The difference between defconst and defvar is mainly a matter of intent, serving to inform human readers of whether the value should ever change. Emacs Lisp does not actually prevent you from changing the value of a variable defined with defconst. One notable difference between the two forms is that defconst unconditionally initializes the variable, whereas defvar initializes it only if it is originally void.

To define a customizable variable, you should use defcustom (which calls defvar as a subroutine). See Variable Definitions.

special form defvar symbol [value [doc-string]]

This special form defines symbol as a variable. Note that symbol is not evaluated; the symbol to be defined should appear explicitly in the defvar form. The variable is marked as special, meaning that it should always be dynamically bound (see Variable Scoping).

If value is specified, and symbol is void (i.e., it has no dynamically bound value; see Void Variables), then value is evaluated and symbol is set to the result. But if symbol is not void, value is not evaluated, and symbol’s value is left unchanged. If value is omitted, the value of symbol is not changed in any case.

Note that specifying a value, even nil, marks the variable as special permanently. Whereas if value is omitted then the variable is only marked special locally (i.e. within the current lexical scope, or file if at the top-level). This can be useful for suppressing byte compilation warnings, see Compiler Errors.

If symbol has a buffer-local binding in the current buffer, defvar acts on the default value, which is buffer-independent, rather than the buffer-local binding. It sets the default value if the default value is void. See Buffer-Local Variables.

If symbol is already lexically bound (e.g., if the defvar form occurs in a let form with lexical binding enabled), then defvar sets the dynamic value. The lexical binding remains in effect until its binding construct exits. See Variable Scoping.

When you evaluate a top-level defvar form with C-M-x in Emacs Lisp mode (eval-defun), a special feature of eval-defun arranges to set the variable unconditionally, without testing whether its value is void.

If the doc-string argument is supplied, it specifies the documentation string for the variable (stored in the symbol’s variable-documentation property). See Documentation.

Here are some examples. This form defines foo but does not initialize it:

(defvar foo)
⇒ foo

This example initializes the value of bar to 23, and gives it a documentation string:

(defvar bar 23
"The normal weight of a bar.")
⇒ bar

The defvar form returns symbol, but it is normally used at top level in a file where its value does not matter.

For a more elaborate example of using defvar without a value, see Local defvar example.

special form defconst symbol value [doc-string]

This special form defines symbol as a value and initializes it. It informs a person reading your code that symbol has a standard global value, established here, that should not be changed by the user or by other programs. Note that symbol is not evaluated; the symbol to be defined must appear explicitly in the defconst.

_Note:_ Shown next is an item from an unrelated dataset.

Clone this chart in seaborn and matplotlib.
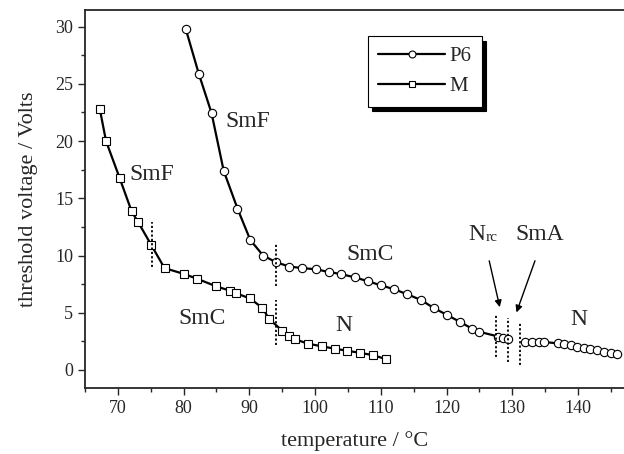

The defconst form, like defvar, marks the variable as special, meaning that it should always be dynamically bound (see Variable Scoping). In addition, it marks the variable as risky (see File Local Variables).

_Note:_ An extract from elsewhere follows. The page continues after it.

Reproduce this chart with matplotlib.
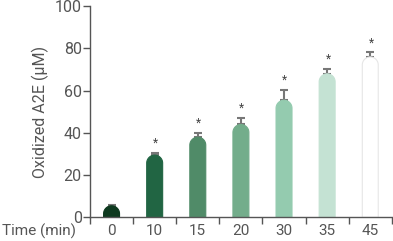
import numpy as np
import matplotlib
matplotlib.use("Agg")
import matplotlib.pyplot as plt
from matplotlib.path import Path
from matplotlib.patches import PathPatch

plt.rcParams['font.family'] = ['Roboto', 'DejaVu Sans']

# data
times = ['0', '10', '15', '20', '30', '35', '45']
means = [5.5, 29.5, 38, 44, 55.5, 68, 76]
errs = [0.5, 1, 2, 3, 5, 2.2, 2.2]
colors = ['#0e3a1f', '#216543', '#508b68', '#73ad8b', '#94cbaf', '#c4e2d3', '#ffffff']
edges = ['#0e3a1f', '#216543', '#508b68', '#73ad8b', '#94cbaf', '#c4e2d3', '#e6e6e6']

txt = '#555555'
fig = plt.figure(figsize=(3.93, 2.41), dpi=100)
ax = fig.add_axes([0.229, 0.098, 0.768, 0.876])

x = np.arange(len(times))
w = 0.37
px_per_unit = 0.876 * 241 / 100.0
r_y = (w * 0.768 * 393 / 7.0) / 2 / px_per_unit  # cap radius in y units


def rounded_bar(xc, h, fc, ec):
    r = min(r_y, h)
    t = np.linspace(np.pi, 0, 30)
    xs = [xc - w / 2, xc - w / 2] + list(xc + w / 2 * np.cos(t)) + [xc + w / 2, xc - w / 2]
    ys = [0, h - r] + list(h - r + r * np.sin(t)) + [0, 0]
    p = Path(list(zip(xs, ys)), closed=True)
    ax.add_patch(PathPatch(p, facecolor=fc, edgecolor=ec, lw=0.8, zorder=2))


for i in range(len(times)):
    rounded_bar(x[i], means[i], colors[i], edges[i])

ax.errorbar(x, means, yerr=[np.zeros(len(errs)), errs], fmt='none', ecolor='#777777',
            elinewidth=1.5, capsize=2.7, capthick=1.5, zorder=1)
# significance stars (not on the 0 min bar)
for i in range(1, len(times)):
    ax.text(x[i] + 0.02, means[i] + errs[i] + 1.5, '*', ha='center', va='bottom',
            fontsize=8.5, color='#444444')

ax.set_xlim(-0.5, 6.5)
ax.set_ylim(0, 100)
ax.set_yticks([0, 20, 40, 60, 80, 100])
ax.set_xticks(np.arange(-0.5, 7, 1))
ax.set_xticklabels([])
ax.set_xticks(x, minor=True)
ax.set_xticklabels(times, minor=True)
ax.tick_params(axis='x', which='minor', length=0, labelsize=11, labelcolor=txt, pad=5)
ax.tick_params(axis='x', which='major', length=5, width=1, color='#555555')
ax.tick_params(axis='y', length=5, width=1, color='#555555', labelsize=11.5, labelcolor=txt, pad=1)
for s in ['top', 'right']:
    ax.spines[s].set_visible(False)
for s in ['left', 'bottom']:
    ax.spines[s].set_color('#555555')
    ax.spines[s].set_linewidth(1)

ax.set_ylabel('Oxidized A2E (µM)', fontsize=11.5, color=txt, labelpad=4)
fig.text(0.005, 0.042, 'Time (min)', fontsize=11, color=txt, va='center', ha='left')

fig.savefig('out.png', dpi=100)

defconst always evaluates value, and sets the value of symbol to the result. If symbol does have a buffer-local binding in the current buffer, defconst sets the default value, not the buffer-local value. (But you should not be making buffer-local bindings for a symbol that is defined with defconst.)

An example of the use of defconst is Emacs’s definition of float-pi—the mathematical constant pi, which ought not to be changed by anyone (attempts by the Indiana State Legislature notwithstanding). As the second form illustrates, however, defconst is only advisory.

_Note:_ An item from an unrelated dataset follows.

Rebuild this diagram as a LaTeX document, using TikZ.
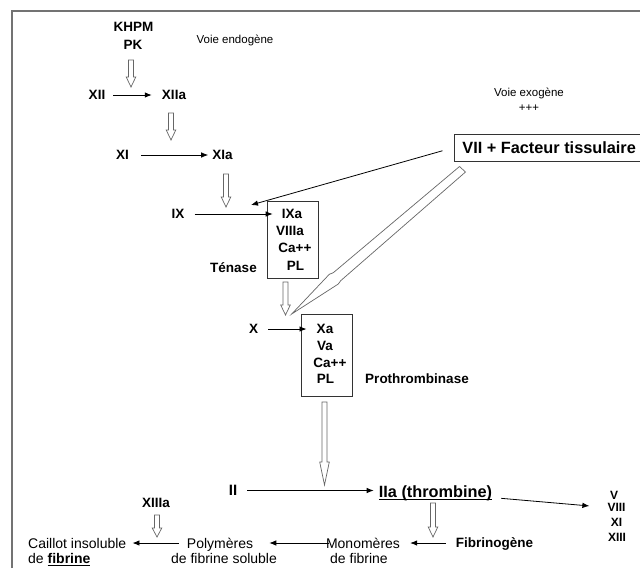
\documentclass[tikz,border=0pt]{standalone}
\usepackage{fontspec}
\setmainfont{Liberation Sans}
\usetikzlibrary{arrows.meta}

% hollow block arrow pointing down: x, top, tip, head length
\newcommand\hollowdown[4]{%
  \draw[hollow] (#1-2.5,#2) -- (#1+2.5,#2) -- (#1+2.5,#3-#4) -- (#1+4.8,#3-#4)
    -- (#1,#3) -- (#1-4.8,#3-#4) -- (#1-2.5,#3-#4) -- cycle;}
% thick underline
\newcommand\thickul[1]{\setbox0\hbox{#1}\rlap{\rule[-2.6pt]{\wd0}{1.1pt}}\box0}

\begin{document}
\begin{tikzpicture}[x=1pt,y=-1pt,
  bl/.style={font=\bfseries\fontsize{13.5}{16}\selectfont, text height=9.7pt, text depth=0pt, inner sep=0pt},
  bs/.style={font=\bfseries\fontsize{12}{14}\selectfont, text height=8.6pt, text depth=0pt, inner sep=0pt},
  rg/.style={font=\fontsize{14}{17}\selectfont, text height=10pt, text depth=0pt, inner sep=0pt},
  sm/.style={font=\fontsize{11.5}{14}\selectfont, text height=8.2pt, text depth=0pt, inner sep=0pt},
  arr/.style={line width=0.8pt, -{Latex[length=7pt,width=5.5pt]}},
  hollow/.style={draw=black!60, fill=white, line width=0.7pt, line join=miter},
  box/.style={draw=black!80, line width=0.8pt, inner sep=0pt},
]
\useasboundingbox (0,0) rectangle (640,568);

% page frame
\draw[black!55, line width=1.3pt] (12,568) -- (12,11) -- (640,11);

% intrinsic pathway
\node[bl] (khpm) at (133.5,27) {KHPM};
\node[bl] (pk) at (133,45) {PK};
\node[sm] (endo) at (235,39) {Voie endogène};
\node[bl] (xii) at (97,95) {XII};
\node[bl] (xiia) at (174,95) {XIIa};
\node[bl] (xi) at (122.5,155) {XI};
\node[bl] (xia) at (222.5,155) {XIa};
\draw[arr, shorten <=8pt, shorten >=10pt] (xii) -- (xiia);
\draw[arr, shorten <=12pt, shorten >=4pt] (xi) -- (xia);
\hollowdown{131}{60}{87}{10}
\hollowdown{171}{113}{140}{10}
\hollowdown{226}{174}{207}{10}

% extrinsic pathway
\node[sm] (exo) at (529,92) {Voie exogène};
\node[sm] (plus) at (529,107) {+++};
\node[box, anchor=west, font=\bfseries\fontsize{16.3}{19}\selectfont,
      text height=11.7pt, text depth=0pt, inner xsep=8pt, inner ysep=7.6pt]
      (vii) at (454,147.5) {VII + Facteur tissulaire};

% tenase complex
\node[bl] (ix) at (178,214) {IX};
\node[box, minimum width=51pt, minimum height=77pt] (tenbox) at (292.5,239.5) {};
\node[bl] (ixa) at (292,214) {IXa};
\node[bl] (viiia) at (290,231) {VIIIa};
\node[bl] (ca1) at (295,248) {Ca++};
\node[bl] (pl1) at (295.5,266) {PL};
\node[bl] (tenase) at (233.5,268) {Ténase};
\draw[arr, shorten <=10pt, shorten >=9pt] (ix) -- (ixa);
\coordinate (ixtip) at (251,205);
\draw[arr, shorten <=12pt] (vii.west) -- (ixtip);
\hollowdown{285.5}{282}{315}{10}

% lightning arrow from the tissue factor
\draw[hollow] (459.5,166.5) -- (465.5,172) -- (340.7,280.7) -- (338.3,284)
  -- (291.7,314) -- (329.3,274.3) -- (333.3,272.7) -- cycle;

% prothrombinase complex
\node[bl] (x) at (253.5,329) {X};
\node[box, minimum width=51pt, minimum height=82pt] (probox) at (326.5,355) {};
\node[bl] (xa) at (325,329) {Xa};
\node[bl] (va) at (325,346) {Va};
\node[bl] (ca2) at (330,362.5) {Ca++};
\node[bl] (pl2) at (325.5,379) {PL};
\node[bl] (proth) at (417,379) {Prothrombinase};
\draw[arr, shorten <=10pt, shorten >=10pt] (x) -- (xa);
\hollowdown{324.5}{402}{485}{23}

% thrombin
\node[font=\bfseries\fontsize{15}{18}\selectfont, text height=10.7pt, text depth=0pt, inner sep=0pt]
      (ii) at (233,490.5) {II};
\node[font=\bfseries\fontsize{16.3}{19}\selectfont, text height=11.7pt, text depth=0pt, inner sep=0pt]
      (iia) at (435.5,491.5) {\thickul{IIa (thrombine)}};
\draw[arr, shorten <=10pt, shorten >=5pt] (ii) -- (ii -| iia.west);
\node[bs] (v) at (614,495) {V};
\node[bs] (viii) at (616.5,507.5) {VIII};
\node[bs] (xif) at (616.5,522.5) {XI};
\node[bs] (xiii) at (617,537) {XIII};
\draw[arr, shorten <=9pt, shorten >=18pt] (iia.south east) -- (viii.west);

% fibrin formation
\node[bl] (fib) at (494.5,543) {Fibrinogène};
\node[rg] (mono) at (363,543) {Monomères};
\node[rg] (mono2) at (359,558.5) {de fibrine};
\node[rg] (poly) at (220,543) {Polymères};
\node[rg] (poly2) at (224,558.5) {de fibrine soluble};
\node[rg, anchor=west] (caillot) at (28,543) {Caillot insoluble};
\node[rg, anchor=west] (caillot2) at (28,558.5) {de \textbf{\thickul{fibrine}}};
\node[bl] (xiiia) at (156,503) {XIIIa};
\draw[arr, shorten <=10pt, shorten >=10pt] (fib) -- (fib -| mono.east);
\draw[arr, shorten <=-3pt, shorten >=16pt] (mono.west) -- (mono.west -| poly.east);
\draw[arr, shorten <=8pt, shorten >=6pt] (poly) -- (caillot);
\hollowdown{433}{503}{537}{10}
\hollowdown{157}{515}{537}{9}
\end{tikzpicture}
\end{document}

(defconst float-pi 3.141592653589793 "The value of Pi.")
⇒ float-pi
(setq float-pi 3)
⇒ float-pi
⇒ 3

Warning: If you use a defconst or defvar special form while the variable has a local binding (made with let, or a function argument), it sets the local binding rather than the global binding. This is not what you usually want. To prevent this, use these special forms at top level in a file, where normally no local binding is in effect, and make sure to load the file before making a local binding for the variable.